Грейс ужасно захотелось отмотать время назад и никогда не говорить ему об этом. Зачем она рассказала, что еще учится? Теперь он разозлится. Или еще хуже, испугается, что она неопытна и может ошибиться.
– Я не сделаю вам больно, – сказала она.
Барроуз поднял брови.
– Парень был не виноват, – сказал он. – Просто несчастный случай. Могло случиться с кем угодно.
– Вы очень добрый, – сказала Грейс. Может быть, он верующий?
Барроуз покачал головой.
– Да нет. Он и так сполна заплатил за свою ошибку.
Грейс не сразу поняла, что имеет в виду капитан.
– Ой, – сказала она. – Простите…
– Ты тоже ни в чем не виновата, – он чуть заметно улыбнулся с явным усилием. – Все думают, их ранят в бою, но попасть в такой переплет куда неприятнее.
– Я рада, что не в бою, – сказала Грейс. – Слышала, Чемберлен [6] говорит, что бои прекратятся.

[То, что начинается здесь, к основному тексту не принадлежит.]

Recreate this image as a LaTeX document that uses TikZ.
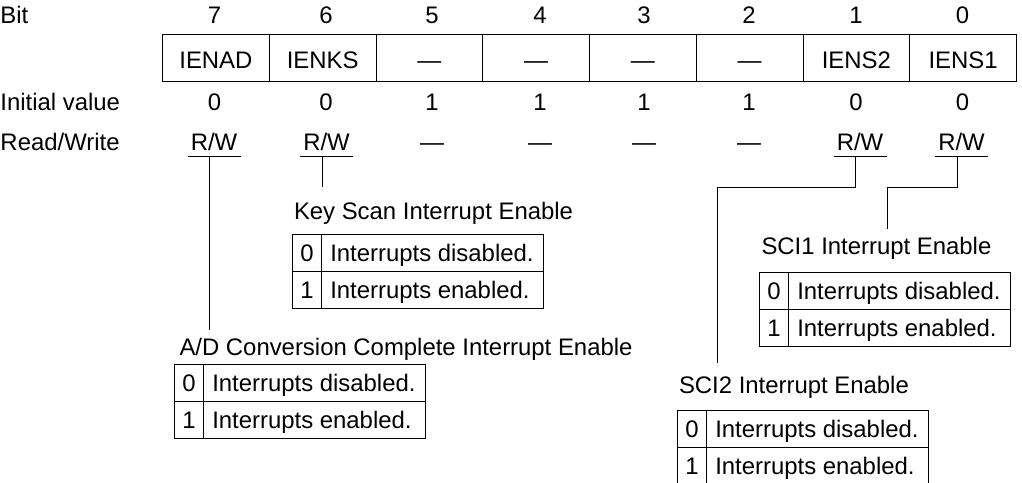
\documentclass[tikz,border=0pt]{standalone}
\usepackage{fontspec}
\setmainfont{Liberation Sans}
\newcommand\enabletable[6]{% #1 name, #2 left, #3 top, #4 title x offset, #5 title gap, #6 title
  \node[lblw] (#1t) at (#2+#4,#3-#5) {#6};
  \node[bitcell] (#1a0) at (#2,#3) {0};
  \node[desccell] (#1b0) at (#2+29,#3) {\makebox[102.2pt][l]{Interrupts disabled.}};
  \node[bitcell] (#1a1) at (#2,#3+37) {1};
  \node[desccell] (#1b1) at (#2+29,#3+37) {\makebox[102.2pt][l]{Interrupts enabled.}};
}
\begin{document}
\begin{tikzpicture}[x=0.5pt,y=-0.5pt,line width=0.5pt,
  every node/.style={font=\fontsize{11.95}{14}\selectfont},
  lbl/.style={inner sep=0pt, anchor=base},
  lblw/.style={inner sep=0pt, anchor=base west},
  regcell/.style={draw, anchor=north west, minimum width=53.375pt, minimum height=23.5pt,
    inner sep=0pt, text height=10.6pt, text depth=0pt},
  rw/.style={inner xsep=1.385pt, inner ysep=2.6pt, text depth=0pt, anchor=base},
  bitcell/.style={draw, anchor=north west, minimum width=14.5pt, minimum height=18.5pt,
    inner sep=0pt, text height=8.5pt, text depth=0pt},
  desccell/.style={draw, anchor=north west, minimum width=111pt, minimum height=18.5pt,
    inner xsep=4.4pt, inner ysep=0pt, text height=8.5pt, text depth=0pt}]
\useasboundingbox (0,0) rectangle (1022,482);

% row headings
\node[lblw] (hbit) at (0,23.3) {Bit};
\node[lblw] (hini) at (0,110) {Initial value};
\node[lblw] (hrw) at (0,150.5) {Read/Write};

% register cells
\foreach \i/\nm/\lab in {0/r7/IENAD,1/r6/IENKS,2/r5/—,3/r4/—,4/r3/—,5/r2/—,6/r1/IENS2,7/r0/IENS1}
  \node[regcell] (\nm) at (162+\i*106.75,34.3) {\lab};

% bit numbers and initial values
\foreach \b/\x/\iv in {7/214.5/0,6/326/0,5/432/1,4/540/1,3/644/1,2/749/1,1/856/0,0/962.5/0}{
  \node[lbl] (b\b) at (\x,23.3) {\b};
  \node[lbl] (iv\b) at (\x,110) {\iv};
}

% read/write
\foreach \b/\x in {5/432,4/540,3/644,2/749}
  \node[lbl] (rw\b) at (\x,150.5) {—};
\foreach \b/\x in {7/214,6/326.5,1/860,0/961.5}{
  \node[rw] (rw\b) at (\x,150.5) {R/W};
  \draw (rw\b.south west) -- (rw\b.south east);
  \coordinate (s\b) at ([xshift=-2.25pt]rw\b.south);
}

% tables
\enabletable{ks}{292}{234}{1.5}{15}{Key Scan Interrupt Enable}
\enabletable{sa}{759}{271.5}{2}{17}{SCI1 Interrupt Enable}
\enabletable{sb}{677}{409.5}{1.5}{16}{SCI2 Interrupt Enable}
\enabletable{ad}{174}{363.5}{5}{8}{A/D Conversion Complete Interrupt Enable}

% connectors
\coordinate (e7) at (209.5,330);
\coordinate (e6) at (322,187);
\coordinate (k1) at (717.3,187.5);
\coordinate (e1) at (717.3,363);
\coordinate (k0) at (887.7,187.5);
\coordinate (e0) at (887.7,228.5);
\draw (s7) -- (s7 |- e7);
\draw (s6) -- (s6 |- e6);
\draw (s1) |- (k1) -- (e1);
\draw (s0) |- (k0) -- (e0);
\end{tikzpicture}
\end{document}
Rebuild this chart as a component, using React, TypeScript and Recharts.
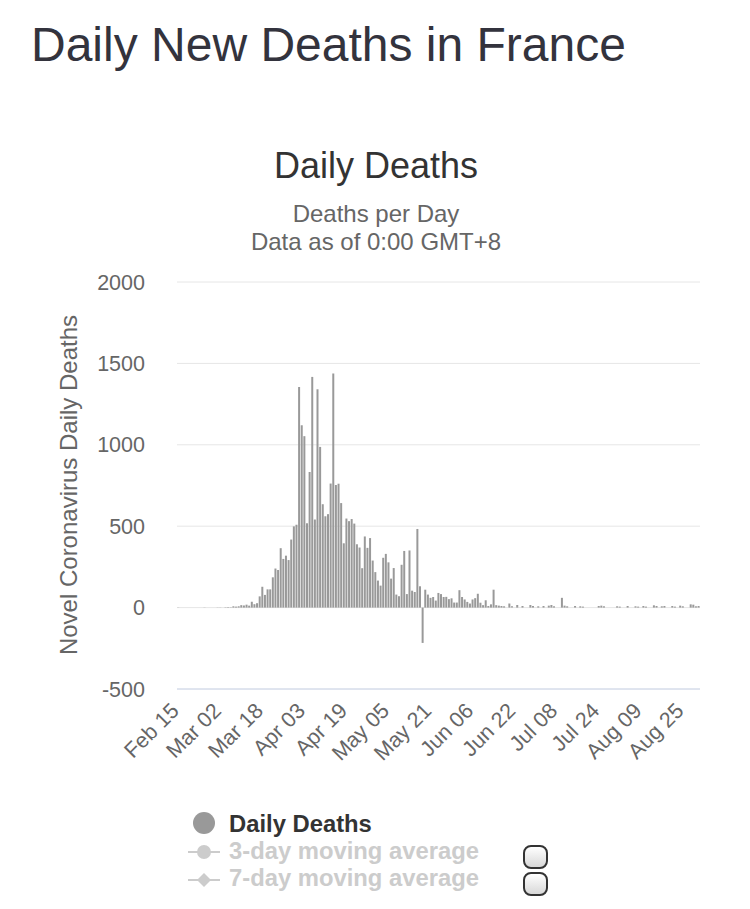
import { BarChart, Bar, XAxis, YAxis, CartesianGrid, Legend } from 'recharts';

const FONT = '"Liberation Sans", Arial, Helvetica, sans-serif';

// daily deaths, one array per month
const febDeaths = [1, 0, 0, 0, 0, 0, 0, 0, 0, 0, 1, 0, 0, 0, 0]; // Feb 15..29
const marDeaths = [1, 1, 0, 2, 3, 2, 8, 6, 8, 15, 13, 18, 12, 36, 21, 27, 69, 128, 78, 112, 112, 186, 240, 231, 365, 299, 319, 292, 418, 499, 509];
const aprDeaths = [1355, 1120, 1053, 518, 833, 1417, 541, 1341, 987, 635, 561, 574, 762, 1438, 753, 761, 642, 395, 547, 531, 544, 516, 389, 369, 242, 437, 367, 427, 289, 218];
const mayDeaths = [166, 135, 306, 330, 278, 178, 243, 80, 70, 263, 348, 83, 351, 104, 96, 483, 131, -217, 110, 80, 60, 65, 43, 90, 83, 65, 66, 52, 57, 31, 31];
const junDeaths = [107, 65, 50, 35, 25, 50, 58, 85, 30, 15, 45, 10, 20, 110, 15, 12, 10, 8, 0, 25, 8, 0, 16, 0, 10, 0, 0, 16, 10, 0];
const julDeaths = [8, 0, 10, 0, 12, 16, 8, 0, 0, 60, 12, 8, 0, 0, 10, 0, 8, 6, 0, 0, 0, 0, 0, 10, 12, 8, 0, 0, 0, 0, 8];
const augDeaths = [6, 0, 0, 10, 0, 0, 8, 6, 0, 10, 6, 0, 0, 14, 10, 0, 8, 10, 0, 0, 10, 6, 0, 12, 8, 0, 0, 20, 18, 8, 10];

const months = ['Feb', 'Mar', 'Apr', 'May', 'Jun', 'Jul', 'Aug'];
const firstDay = [15, 1, 1, 1, 1, 1, 1];
const monthSeries = [febDeaths, marDeaths, aprDeaths, mayDeaths, junDeaths, julDeaths, augDeaths];

const yTicks = [-500, 0, 500, 1000, 1500, 2000];
const legendNames = ['Daily Deaths', '3-day moving average', '7-day moving average'];

const data: { date: string; deaths: number }[] = [];
monthSeries.forEach((vals, m) => {
  vals.forEach((v, i) => {
    const d = firstDay[m] + i;
    data.push({ date: `${months[m]} ${d < 10 ? '0' + d : d}`, deaths: v });
  });
});

const XTick = ({ x, y, payload }: any) => {
  const tx = x + 2;
  const ty = y + 23;
  return (
    <text x={tx} y={ty} transform={`rotate(-45, ${tx}, ${ty})`} textAnchor="end"
      fill="#666" fontSize={21.5} fontFamily={FONT}>
      {payload.value}
    </text>
  );
};

const renderLegend = () => (
  <div style={{ position: 'relative', width: 750, height: 100, fontFamily: FONT }}>
    <svg width={60} height={100} style={{ position: 'absolute', left: 180, top: 0 }}>
      <circle cx={24} cy={18} r={11} fill="#999" />
      <line x1={8} x2={40} y1={47} y2={47} stroke="#ccc" strokeWidth={2} />
      <circle cx={24} cy={47} r={7} fill="#ccc" />
      <line x1={8} x2={40} y1={75} y2={75} stroke="#ccc" strokeWidth={2} />
      <path d="M24 68 L31 75 L24 82 L17 75 Z" fill="#ccc" />
    </svg>
    {legendNames.map((n, i) => (
      <div key={n} style={{
        position: 'absolute', left: 229, top: 7 + i * 27, fontSize: 23.8, lineHeight: '24px',
        fontWeight: 'bold', color: i === 0 ? '#333' : '#ccc', whiteSpace: 'nowrap',
      }}>{n}</div>
    ))}
    {[40, 67].map((t) => (
      <div key={t} style={{
        position: 'absolute', left: 523, top: t, width: 21, height: 20, borderRadius: 8,
        border: '2px solid #333', background: 'linear-gradient(#fff, #d8d8d8)',
      }} />
    ))}
  </div>
);

export default function App() {
  return (
    <div style={{ position: 'relative', width: 750, height: 909, margin: -8, background: '#fff', fontFamily: FONT }}>
      <div style={{ position: 'absolute', left: 31, top: 21, fontSize: 48, lineHeight: '48px', color: '#33333d', whiteSpace: 'nowrap' }}>
        Daily New Deaths in France
      </div>
      <div style={{ position: 'absolute', left: 0, width: 752, top: 148, textAlign: 'center', fontSize: 36, lineHeight: '36px', color: '#333' }}>
        Daily Deaths
      </div>
      <div style={{ position: 'absolute', left: 0, width: 752, top: 200, textAlign: 'center', fontSize: 24, lineHeight: '28px', color: '#666' }}>
        Deaths per Day<br />Data as of 0:00 GMT+8
      </div>
      <div style={{
        position: 'absolute', left: 69 - 200, top: 485 - 12, width: 400, height: 24, textAlign: 'center',
        fontSize: 24, lineHeight: '24px', color: '#666', transform: 'rotate(-90deg)', whiteSpace: 'nowrap',
      }}>
        Novel Coronavirus Daily Deaths
      </div>
      <div style={{ position: 'absolute', left: 0, top: 0 }}>
        <BarChart width={750} height={909} data={data} barCategoryGap="8%"
          margin={{ top: 282, right: 50, left: 0, bottom: 149 }}>
          <CartesianGrid vertical={false} stroke="#e6e6e6" />
          <XAxis dataKey="date" interval={15} height={71} tick={<XTick />} tickLine={false}
            tickSize={0} tickMargin={0} axisLine={{ stroke: '#ccd6eb' }} />
          <YAxis domain={[-500, 2000]} ticks={yTicks} width={177} axisLine={false} tickLine={false}
            tickSize={0} tickMargin={32} tick={{ fill: '#666', fontSize: 21.5, fontFamily: FONT }} />
          <Bar dataKey="deaths" name={legendNames[0]} fill="#999" isAnimationActive={false} />
          <Legend content={renderLegend} layout="horizontal" verticalAlign="middle" align="center"
            wrapperStyle={{ top: 805, left: 0, width: 750, height: 100 }} />
        </BarChart>
      </div>
    </div>
  );
}
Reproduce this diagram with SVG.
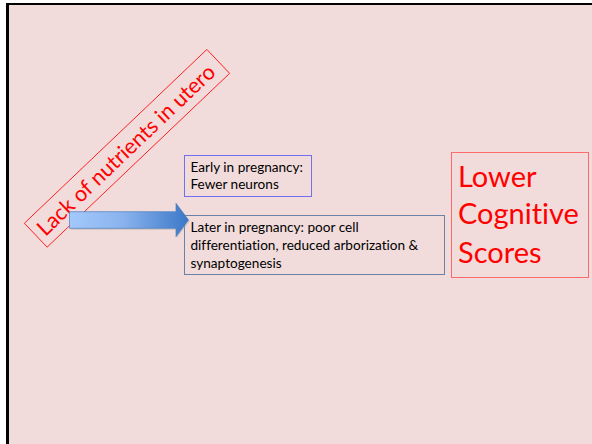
<svg xmlns="http://www.w3.org/2000/svg" width="592" height="444" viewBox="0 0 592 444">
<defs>
<style>
.bg{fill:#F2DCDB}
.box{fill:none;stroke-width:1}
.t{font-family:Lato,"Liberation Sans",sans-serif;fill:#000;font-variant-ligatures:none}
.red{font-family:Lato,"Liberation Sans",sans-serif;fill:#FF0000;font-variant-ligatures:none}
</style>
<linearGradient id="ag" x1="0" y1="0" x2="1" y2="0">
<stop offset="0" stop-color="#A3C8FB"/>
<stop offset="0.45" stop-color="#8AB3EE"/>
<stop offset="1" stop-color="#3B78C8"/>
</linearGradient>
</defs>
<rect x="0" y="0" width="592" height="444" fill="#FFFFFF"/>
<rect class="bg" x="7" y="4" width="585" height="440"/>
<line x1="7.5" y1="3" x2="7.5" y2="444" stroke="#000" stroke-width="3"/>
<line x1="6" y1="4" x2="592" y2="4" stroke="#000" stroke-width="2"/>

<g id="cause" transform="translate(127,148.3) rotate(-43.6)">
<rect x="-126" y="-16.5" width="252" height="33" fill="none" stroke="#FF0000" stroke-width="0.8"/>
<text class="red" x="-2" y="8" font-size="21.5" text-anchor="middle">Lack of nutrients in utero</text>
</g>

<g id="early">
<rect class="box" x="184.5" y="155.5" width="127" height="41" stroke="#7070F0"/>
<text class="t" x="190.5" y="172" font-size="13.6">Early in pregnancy:</text>
<text class="t" x="190.5" y="189" font-size="13.6">Fewer neurons</text>
</g>

<g id="later">
<rect class="box" x="184.5" y="215.5" width="260" height="59" stroke="#6B82A8"/>
<text class="t" x="190.5" y="232" font-size="13.6">Later in pregnancy: poor cell</text>
<text class="t" x="190.5" y="250" font-size="13.6">differentiation, reduced arborization &amp;</text>
<text class="t" x="190.5" y="268" font-size="13.6">synaptogenesis</text>
</g>

<g id="outcome">
<rect class="box" x="451.5" y="152.5" width="137" height="125" stroke="#FF6B6B"/>
<text class="red" x="458" y="187" font-size="29">Lower</text>
<text class="red" x="458" y="224" font-size="29">Cognitive</text>
<text class="red" x="458" y="263" font-size="29">Scores</text>
</g>

<g id="connectors">
<path d="M70.5,213.5 H177 V205 L190,221 L177,238 V230 H70.5 Z" fill="#A0A0A0" opacity="0.35"/>
<path d="M69.5,211.7 H176 V203.3 L188.5,220 L176,236.7 V228.3 H69.5 Z" fill="url(#ag)" stroke="#4A7EBB" stroke-width="0.7"/>
</g>
</svg>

– Ну, – сказал Барроуз и вновь улыбнулся, на этот раз печально, – разбирайся ты в политике, как я, ты бы не придавала значения их словам. Верить нужно только их действиям. И так было всегда.
– Вы меня пугаете. – Грейс внезапно затошнило, и она почувствовала себя очень глупой.
– Правда? – удивился он. – А я думал, ты не из пугливых. И потом, все медсестры сделаны из стали, разве нет?
6
Невилл Артур Чемберлен – лидер консервативной партии, премьер-министр Великобритании с 1937 по 1940 год.
– Может быть, – ответила Грейс, осознавая, что снова позволила себе слишком много, слишком увлеклась разговором. Все думают, она сделана из стали. Не из плоти, крови и неровного дыхания. – Может быть, я такой стану.
Мина
Боль была всюду, она была всем. Казалось невозможным отделить себя от этой боли. Спустя какое-то время она чуть ослабла, достаточно, чтобы я могла думать, и я подумала: помогите. Вряд ли я сказала это вслух, но на секунду почувствовала присутствие кого-то другого. Изменился сам воздух. Я почувствовала чужие запахи и услышала голоса. Женский, спокойный, и мужской, на расстоянии. Низкий и несчастный. Беспокойство, звучавшее в нем, я увидела как красную линию, прочертившую тьму в моих глазах. Красная линия делилась на части, становилась паутиной красных линий, безумным узором. Потом снова сменилась тьмой.